Research Rest-Stop │ Biking and Saving Cities Money All at the Same Time
January 11, 2012 Leave a comment
Every Wednesday, the Mayor’s Office of Transportation and Utilities (MOTU) highlights some interesting research related to or innovations in transportation, sustainability, or energy.
A new report from the Institute on Taxation and Economic Policy (ITEP), “Building a Better Gas Tax: How to Fix One of State Government’s Least Sustainable Revenue Sources,” argues that state governments are typically missing out on more than $10 billion from not updating their gas taxes. The report, which is based on an analysis of all fifty states, determines that this reluctance to update gas taxes has resulted in close to $201 million lost in annual revenues per state. This then means that potential revenue is not being gained. According to the report, “the average state’s gas tax rate has effectively fallen by 20 percent, or 6.8 cents per gallon, since the last time it was increased.”
The report argues that states have much to gain by supporting gas tax increases. By increasing gas taxes to match current transportation construction costs, the report projects that states will be able to manage and implement transportation projects more effectively. As higher gas taxes are likely to affect low-income families more significantly, the report recommends the establishment of a tax credit aimed at reducing this disparity.

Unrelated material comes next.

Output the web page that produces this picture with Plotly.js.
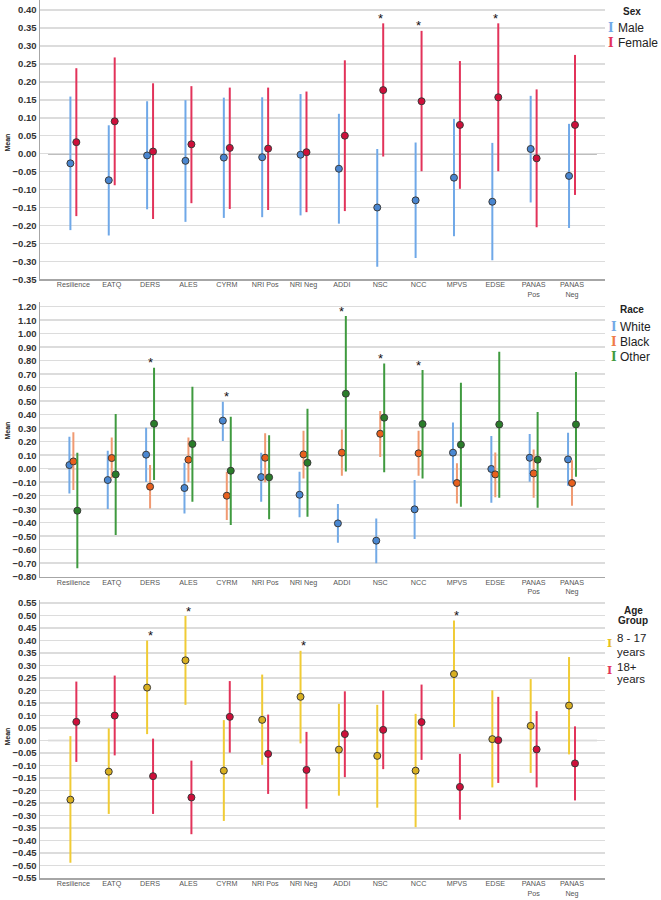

In addition, the report offers three policy proposals to help bring the state gas tax to a more modern standard:
- Increase gas tax rates to address their current inefficiencies in contributing to transportation projects;
- Reorganize the structure of state gas taxes so that rates rise proportionally as costs for transportation projects grow; and
- Develop or enhance targeted tax credits to ensure that low-income families are not impacted too greatly by increased gas taxes.
In looking to these recommendations, how do you feel the issue of the state gas tax should be addressed? Do you feel that state gas taxes should increase over time to support the transportation projects occurring in each state?